2008年10月 7日

ドンピシャ(?)な本

今朝、ノーベル医学生理学賞の発表がありました。

えっ、出版社ならノーベル文学賞に注目でしょ、なんでまた医学生理学賞なのよ? と言われそうですが......



まずは、既に迅速に情報をアップしてくれている、あたしの勤務先のサイトをご覧ください。

今回の受賞はHIVの研究者に対して贈られています。HIV、つまり誤解を恐れずにわかりやすく言ってしまえばエイズですよね。

で、上記のサイトでも紹介しているようにあるんですよね、ちょうどよい本が! 『エイズ研究の歴史』、文庫クセジュの一冊で、なんと1000円札でおつりがくるお値段です。

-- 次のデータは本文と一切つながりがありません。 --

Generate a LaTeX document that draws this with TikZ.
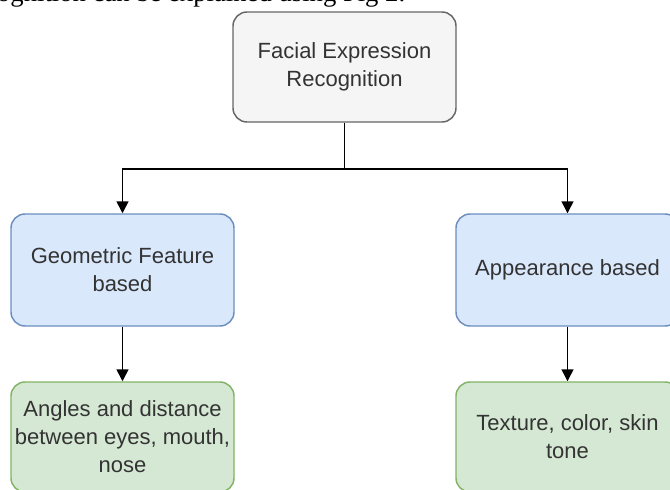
\documentclass[tikz,border=0pt]{standalone}
\usepackage{fontspec}
\setmainfont{Liberation Sans}
\newfontfamily\capfont{Liberation Serif}
\usetikzlibrary{arrows.meta}
\definecolor{grayfill}{HTML}{F5F5F5}
\definecolor{graystroke}{HTML}{666666}
\definecolor{bluefill}{HTML}{DAE8FC}
\definecolor{bluestroke}{HTML}{6C8EBF}
\definecolor{greenfill}{HTML}{D5E8D4}
\definecolor{greenstroke}{HTML}{82B366}
\definecolor{txt}{HTML}{333333}
\tikzset{
  box/.style={draw, rounded corners=10.5pt, line width=1.1pt, align=center,
    minimum width=167.25pt, minimum height=82.5pt, inner sep=2pt, text=txt,
    font=\fontsize{16.5}{21}\selectfont},
  graybox/.style={box, fill=grayfill, draw=graystroke},
  bluebox/.style={box, fill=bluefill, draw=bluestroke, minimum height=84pt},
  greenbox/.style={box, fill=greenfill, draw=greenstroke},
  arr/.style={draw=black, line width=1.1pt, -{Triangle[length=9pt,width=9pt]}}
}
\begin{document}
\begin{tikzpicture}[x=0.75pt,y=-0.75pt]
\useasboundingbox (0,0) rectangle (670,489);
\clip (0,0) rectangle (670,489);
\fill[white] (0,0) rectangle (670,489);
\node[anchor=base west, inner sep=0, font=\capfont\fontsize{20}{24}\selectfont] (cap) at (-15,2) {cognition can be explained using Fig 2.};
\node[graybox] (fer) at (344.5,67) {Facial Expression\\Recognition};
\node[bluebox] (geo) at (122.5,270) {Geometric Feature\\based};
\node[bluebox] (app) at (567.5,270) {Appearance based};
\node[greenbox] (geoleaf) at (122.5,437) {Angles and distance\\between eyes, mouth,\\nose};
\node[greenbox] (appleaf) at (567.5,437) {Texture, color, skin\\tone};
\coordinate (junc) at (344.5,169);
\draw[line width=1.1pt] (fer.south) -- (junc);
\draw[arr] (junc) -| (geo.north);
\draw[arr] (junc) -| (app.north);
\draw[arr] (geo.south) -- (geoleaf.north);
\draw[arr] (app.south) -- (appleaf.north);
\end{tikzpicture}
\end{document}
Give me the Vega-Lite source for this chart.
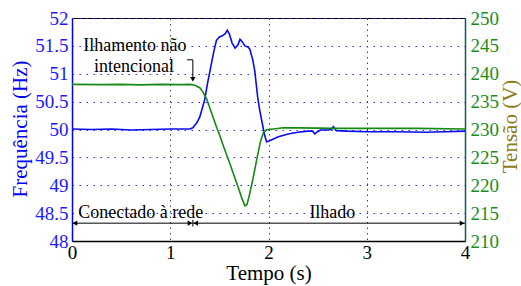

たぶんHIVにしろ、エイズにしろ、それをわかりやすく解説した本というのは、日本でもたくさん出ているんだろうと思います。でも、今回受賞した方々の研究の歴史、そして新聞紙面にも書いてありましたが、研究過程における論争についても、実に詳しく書かれているのが、このクセジュです。

言われてみれば書名からもわかるとおり、「エイズとは何か」とか「HIVウィルスとは?」のような本ではなく、まさしくエイズ研究史の本なんです。ある意味、実に政治的な、きな臭いところにまで書き及んでいる本なわけです。

簡単に目次から内容を紹介しますと、第一章「疾患の確認におけるウイルスの起源」、第二章「研究の第一歩(1982年)」、第三章「新しいウイルスの発見(1983年)」、第四章「エイズの原因の確認(1984年)」、第五章「ロバート・ギャロの研究をめぐる論戦」、第六章「既知と未知の論争」、第七章「研究予算と研究方法」、第八章「研究の進歩と限界」で、その後に補遺がついています。

欧米におけるエイズ研究、HIV研究の歴史を、これほどコンパクトにまとめた本は、たぶん国内ではないのではないでしょうか?